"I love free trade," Donald Trump said at the Fox Business Republican presidential debate Tuesday night. "I'm a free trader, 100 percent!"
But judging by Trump's public record, nothing could be further from the truth. In his 2011 book, Time to Get Tough, Trump called for a 20 percent tariff on all imports:
I want foreign countries to finally start forking over cash in order to have access to our markets. So here's the deal: any foreign country shipping goods into the United States pays a 20 percent tax. If they want a piece of the American market, they're going to pay for it. No more free admission into the biggest show in town — and that especially includes China.
He literally writes that trade should not be "free." In those words. Elsewhere in the book, he calls for a 25 percent tariff on China as punishment for currency manipulation (it's unclear if this is on top of or instead of the general 20 percent tariff) and either a 15 or 20 percent tax on companies that outsource jobs — the book contradicts itself as to the rate:
In fairness, this was four years ago, and Trump's views on other taxes have changed since then. But he's also been hyping up tariffs during this campaign, specifically calling for a 35 percent tariff on imported cars in June and on October 26 — just two weeks ago.
It's certainly interesting if Trump thinks that making trade less free is a free trade-y position, and he should elaborate as to why he thinks that. But his record shows a lot of enthusiasm for protectionism, and none for trade liberalization.
You don't have to be an avid free trader to think 20 percent tariffs are ridiculous
Suffice it to say, slapping a 20 percent tariff on everything is a horrible idea. Not only would it make any imported good hugely more expensive, it would be a clear, aggressive violation of the US's duties as a member of the World Trade Organization. The WTO would likely rule the tariff an unfair trade practice and allow for retaliatory tariffs from other countries as punishment. That would hurt US exports, reducing or eliminating any gains to domestic industry due to lowered foreign competition. It'd make workers in export-reliant developing countries worse off and deny them alternatives to subsistence agriculture.

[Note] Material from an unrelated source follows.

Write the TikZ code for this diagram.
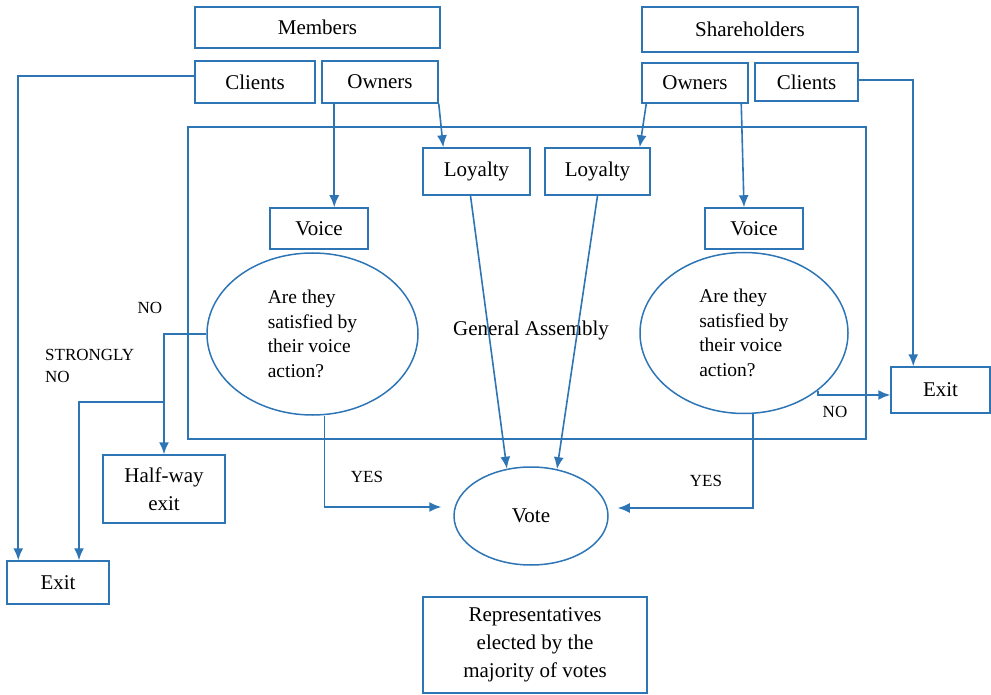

And in the US, it'd mainly fall on poor people, who consume more of their income than the rich and so bear the burden of sales taxes (including sales taxes limited only to imported goods) more severely. It's a lose-lose-lose proposition.
Trump's proposed outsourcing tax actually has some bipartisan support — not that this makes it any more viable. In 2010, Sen. Chuck Schumer (D-NY) proposed taxing companies that outsource call center jobs. These kinds of plans would likely be struck down by the WTO as unfair trade barriers, and even if they weren't, they wouldn't do much of anything to bring jobs back to the US. That ship has sailed; not even people who believe US trade policy contributed to the decline of manufacturing don't think those jobs will return should we start fighting outsourcing aggressively. Like the tariff, the policy would mostly serve to hamper growth and increase prices, with low-income consumers paying much of the burden.